Starting with the first line of the data below, copy each line up to and including the one containing "-- ($(#1.east|-fa)+(#6,#4)$) -- ($(#1.east|-fa)+(#6,#5)$)". Pictures stay out.

[Begin Source excerpt]

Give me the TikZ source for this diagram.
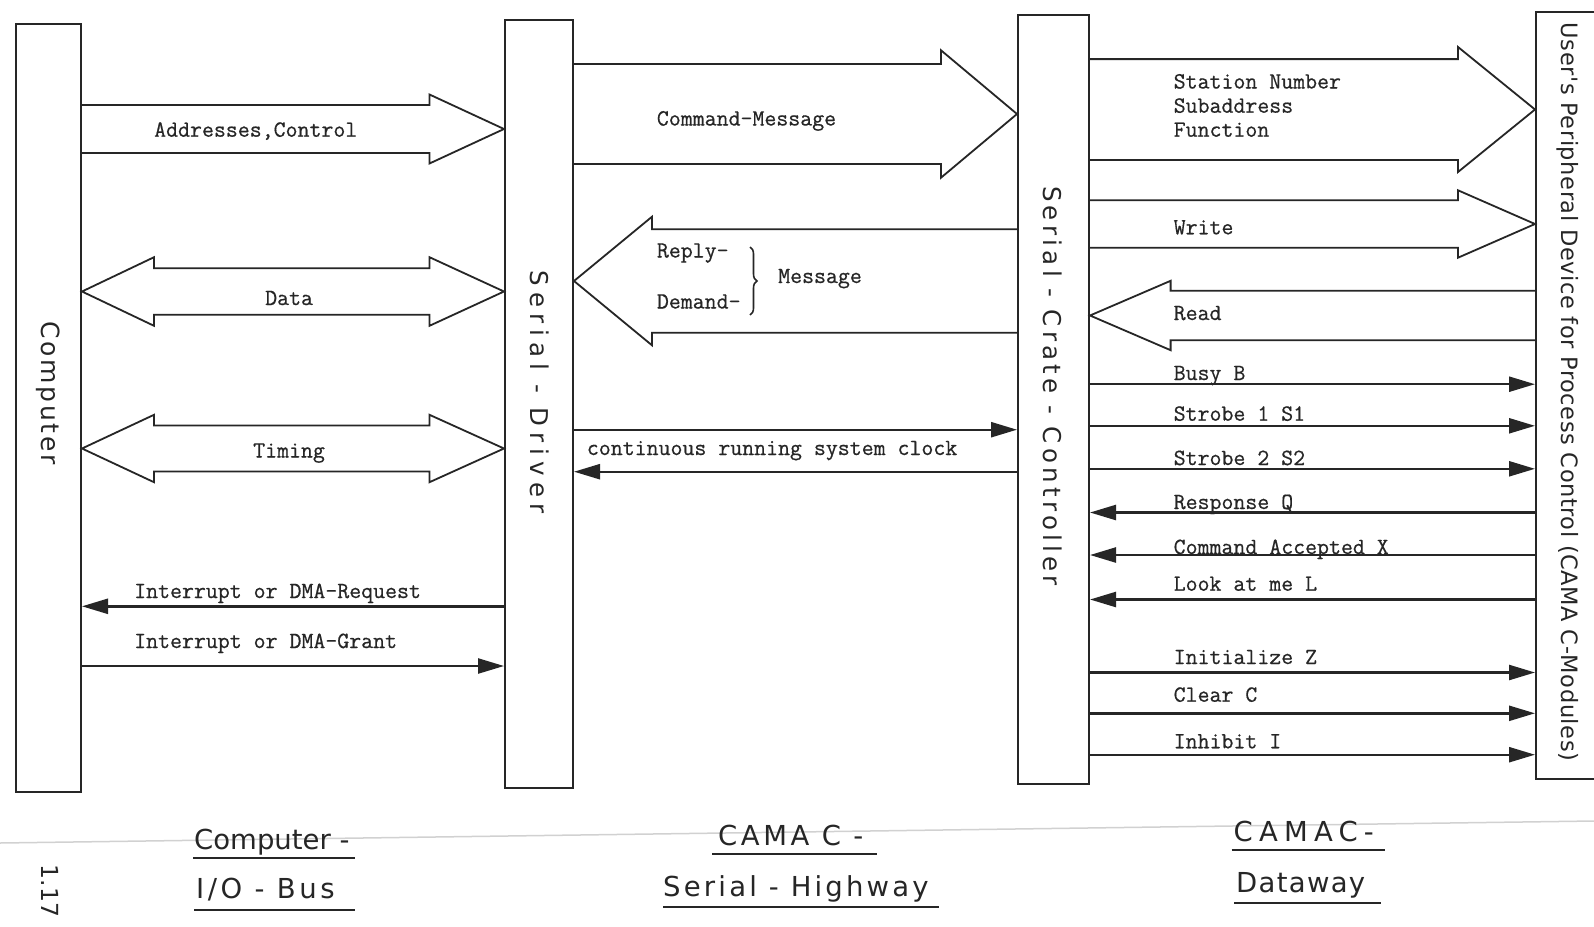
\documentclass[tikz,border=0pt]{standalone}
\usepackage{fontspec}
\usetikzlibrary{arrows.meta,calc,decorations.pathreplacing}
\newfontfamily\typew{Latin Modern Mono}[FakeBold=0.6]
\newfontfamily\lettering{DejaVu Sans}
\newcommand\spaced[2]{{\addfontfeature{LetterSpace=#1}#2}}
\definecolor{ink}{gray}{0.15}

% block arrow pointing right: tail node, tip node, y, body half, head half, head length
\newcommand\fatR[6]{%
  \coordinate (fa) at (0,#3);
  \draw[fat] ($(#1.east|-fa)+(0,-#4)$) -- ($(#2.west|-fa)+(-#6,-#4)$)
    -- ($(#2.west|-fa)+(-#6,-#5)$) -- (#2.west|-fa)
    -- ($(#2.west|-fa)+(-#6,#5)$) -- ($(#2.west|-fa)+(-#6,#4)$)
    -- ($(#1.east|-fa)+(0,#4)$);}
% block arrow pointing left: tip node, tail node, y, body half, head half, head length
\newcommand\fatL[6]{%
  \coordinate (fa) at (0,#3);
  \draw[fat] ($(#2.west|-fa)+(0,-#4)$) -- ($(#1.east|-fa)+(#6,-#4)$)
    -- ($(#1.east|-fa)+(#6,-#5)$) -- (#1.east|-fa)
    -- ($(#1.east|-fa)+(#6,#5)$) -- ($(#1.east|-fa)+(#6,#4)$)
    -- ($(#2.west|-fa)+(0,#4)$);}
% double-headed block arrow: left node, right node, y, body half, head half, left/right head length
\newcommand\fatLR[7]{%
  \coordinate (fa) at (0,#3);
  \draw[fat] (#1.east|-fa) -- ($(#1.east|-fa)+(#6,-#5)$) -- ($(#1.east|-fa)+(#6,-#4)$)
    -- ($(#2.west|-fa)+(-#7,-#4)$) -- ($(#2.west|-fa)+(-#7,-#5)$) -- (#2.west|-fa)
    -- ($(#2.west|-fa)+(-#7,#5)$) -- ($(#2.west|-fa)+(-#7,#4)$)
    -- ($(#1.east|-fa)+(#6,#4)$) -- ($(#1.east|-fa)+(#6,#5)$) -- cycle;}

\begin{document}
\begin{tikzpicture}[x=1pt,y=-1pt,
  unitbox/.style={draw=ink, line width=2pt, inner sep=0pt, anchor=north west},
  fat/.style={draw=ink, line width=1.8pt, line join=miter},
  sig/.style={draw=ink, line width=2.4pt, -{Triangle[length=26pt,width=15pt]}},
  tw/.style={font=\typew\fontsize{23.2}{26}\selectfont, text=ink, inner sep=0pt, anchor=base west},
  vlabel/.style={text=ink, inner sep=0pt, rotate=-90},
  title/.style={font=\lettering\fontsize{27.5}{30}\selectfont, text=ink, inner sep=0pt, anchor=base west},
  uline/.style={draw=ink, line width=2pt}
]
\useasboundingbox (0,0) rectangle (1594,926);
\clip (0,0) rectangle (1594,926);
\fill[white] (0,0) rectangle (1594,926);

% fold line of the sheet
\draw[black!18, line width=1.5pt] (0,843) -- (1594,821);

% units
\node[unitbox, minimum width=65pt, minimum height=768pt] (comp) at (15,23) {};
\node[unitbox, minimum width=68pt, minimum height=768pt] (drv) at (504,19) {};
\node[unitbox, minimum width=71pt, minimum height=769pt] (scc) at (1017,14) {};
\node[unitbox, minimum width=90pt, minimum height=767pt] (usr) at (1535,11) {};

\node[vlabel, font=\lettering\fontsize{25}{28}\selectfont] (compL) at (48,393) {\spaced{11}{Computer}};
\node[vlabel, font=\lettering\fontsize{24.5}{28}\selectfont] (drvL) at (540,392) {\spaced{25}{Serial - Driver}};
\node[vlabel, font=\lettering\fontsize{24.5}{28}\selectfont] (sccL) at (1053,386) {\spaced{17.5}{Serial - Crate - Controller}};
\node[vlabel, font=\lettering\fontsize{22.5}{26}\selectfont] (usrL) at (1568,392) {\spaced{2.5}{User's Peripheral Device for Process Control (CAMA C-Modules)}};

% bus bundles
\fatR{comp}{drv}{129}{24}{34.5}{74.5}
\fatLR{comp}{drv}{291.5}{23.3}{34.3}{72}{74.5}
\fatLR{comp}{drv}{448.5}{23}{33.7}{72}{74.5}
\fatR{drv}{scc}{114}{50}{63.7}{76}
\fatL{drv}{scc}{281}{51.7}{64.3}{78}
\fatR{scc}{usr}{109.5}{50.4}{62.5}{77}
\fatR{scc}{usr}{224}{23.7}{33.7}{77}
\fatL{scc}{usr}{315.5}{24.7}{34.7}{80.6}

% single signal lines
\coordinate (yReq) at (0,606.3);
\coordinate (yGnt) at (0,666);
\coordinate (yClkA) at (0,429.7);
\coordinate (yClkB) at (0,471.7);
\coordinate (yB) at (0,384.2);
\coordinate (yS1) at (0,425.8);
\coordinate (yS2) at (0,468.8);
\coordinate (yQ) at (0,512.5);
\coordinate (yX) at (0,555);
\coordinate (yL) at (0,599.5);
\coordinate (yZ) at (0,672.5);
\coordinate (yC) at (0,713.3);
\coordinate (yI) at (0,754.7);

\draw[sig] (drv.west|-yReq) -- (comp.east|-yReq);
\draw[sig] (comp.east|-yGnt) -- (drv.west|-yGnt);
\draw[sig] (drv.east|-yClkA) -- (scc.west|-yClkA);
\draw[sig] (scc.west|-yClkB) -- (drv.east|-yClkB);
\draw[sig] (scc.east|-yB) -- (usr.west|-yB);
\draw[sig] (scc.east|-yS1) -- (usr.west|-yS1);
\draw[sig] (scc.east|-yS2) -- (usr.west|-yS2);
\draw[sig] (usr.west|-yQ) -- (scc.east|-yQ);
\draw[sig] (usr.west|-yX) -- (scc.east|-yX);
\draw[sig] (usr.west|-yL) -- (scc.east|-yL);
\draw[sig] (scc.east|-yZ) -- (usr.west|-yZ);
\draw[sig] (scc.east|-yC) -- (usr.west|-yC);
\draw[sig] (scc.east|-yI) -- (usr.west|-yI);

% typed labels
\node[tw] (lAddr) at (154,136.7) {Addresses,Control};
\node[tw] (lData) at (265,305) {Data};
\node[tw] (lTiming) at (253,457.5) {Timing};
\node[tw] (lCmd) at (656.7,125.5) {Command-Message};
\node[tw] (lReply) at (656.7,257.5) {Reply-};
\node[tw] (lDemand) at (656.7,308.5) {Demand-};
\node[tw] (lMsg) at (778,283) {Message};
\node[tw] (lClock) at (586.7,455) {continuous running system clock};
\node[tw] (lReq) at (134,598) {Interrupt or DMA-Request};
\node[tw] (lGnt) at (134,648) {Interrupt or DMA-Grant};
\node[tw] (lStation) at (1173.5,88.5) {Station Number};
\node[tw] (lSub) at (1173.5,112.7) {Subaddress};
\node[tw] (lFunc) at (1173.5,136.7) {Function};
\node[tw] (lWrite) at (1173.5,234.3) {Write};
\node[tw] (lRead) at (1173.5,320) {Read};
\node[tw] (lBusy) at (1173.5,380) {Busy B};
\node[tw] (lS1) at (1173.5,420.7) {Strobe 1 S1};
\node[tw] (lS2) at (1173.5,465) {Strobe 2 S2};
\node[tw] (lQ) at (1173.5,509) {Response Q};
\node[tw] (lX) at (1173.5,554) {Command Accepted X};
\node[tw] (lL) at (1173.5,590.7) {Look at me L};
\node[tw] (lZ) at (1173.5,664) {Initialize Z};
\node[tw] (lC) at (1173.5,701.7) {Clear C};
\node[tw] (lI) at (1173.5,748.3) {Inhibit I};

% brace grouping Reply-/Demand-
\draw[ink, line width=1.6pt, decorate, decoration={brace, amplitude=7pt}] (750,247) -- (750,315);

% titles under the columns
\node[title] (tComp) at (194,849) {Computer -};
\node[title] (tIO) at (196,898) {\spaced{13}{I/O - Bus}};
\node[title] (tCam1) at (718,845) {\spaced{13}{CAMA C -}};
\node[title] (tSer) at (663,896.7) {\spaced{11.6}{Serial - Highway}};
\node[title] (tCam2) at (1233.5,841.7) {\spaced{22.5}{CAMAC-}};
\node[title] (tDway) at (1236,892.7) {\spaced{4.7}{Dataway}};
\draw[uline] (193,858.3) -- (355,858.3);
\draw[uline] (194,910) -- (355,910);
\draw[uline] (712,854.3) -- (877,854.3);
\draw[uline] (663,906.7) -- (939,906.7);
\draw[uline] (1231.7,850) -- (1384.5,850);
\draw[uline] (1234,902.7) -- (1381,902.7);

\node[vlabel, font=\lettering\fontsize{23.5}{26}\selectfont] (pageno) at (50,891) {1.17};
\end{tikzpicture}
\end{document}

[End Source excerpt]

**Solution for this problem**
Give me the TikZ source for this diagram.
\documentclass[tikz,border=0pt]{standalone}
\usepackage{fontspec}
\usetikzlibrary{arrows.meta,calc,decorations.pathreplacing}
\newfontfamily\typew{Latin Modern Mono}[FakeBold=0.6]
\newfontfamily\lettering{DejaVu Sans}
\newcommand\spaced[2]{{\addfontfeature{LetterSpace=#1}#2}}
\definecolor{ink}{gray}{0.15}

% block arrow pointing right: tail node, tip node, y, body half, head half, head length
\newcommand\fatR[6]{%
  \coordinate (fa) at (0,#3);
  \draw[fat] ($(#1.east|-fa)+(0,-#4)$) -- ($(#2.west|-fa)+(-#6,-#4)$)
    -- ($(#2.west|-fa)+(-#6,-#5)$) -- (#2.west|-fa)
    -- ($(#2.west|-fa)+(-#6,#5)$) -- ($(#2.west|-fa)+(-#6,#4)$)
    -- ($(#1.east|-fa)+(0,#4)$);}
% block arrow pointing left: tip node, tail node, y, body half, head half, head length
\newcommand\fatL[6]{%
  \coordinate (fa) at (0,#3);
  \draw[fat] ($(#2.west|-fa)+(0,-#4)$) -- ($(#1.east|-fa)+(#6,-#4)$)
    -- ($(#1.east|-fa)+(#6,-#5)$) -- (#1.east|-fa)
    -- ($(#1.east|-fa)+(#6,#5)$) -- ($(#1.east|-fa)+(#6,#4)$)
    -- ($(#2.west|-fa)+(0,#4)$);}
% double-headed block arrow: left node, right node, y, body half, head half, left/right head length
\newcommand\fatLR[7]{%
  \coordinate (fa) at (0,#3);
  \draw[fat] (#1.east|-fa) -- ($(#1.east|-fa)+(#6,-#5)$) -- ($(#1.east|-fa)+(#6,-#4)$)
    -- ($(#2.west|-fa)+(-#7,-#4)$) -- ($(#2.west|-fa)+(-#7,-#5)$) -- (#2.west|-fa)
    -- ($(#2.west|-fa)+(-#7,#5)$) -- ($(#2.west|-fa)+(-#7,#4)$)
    -- ($(#1.east|-fa)+(#6,#4)$) -- ($(#1.east|-fa)+(#6,#5)$) -- cycle;}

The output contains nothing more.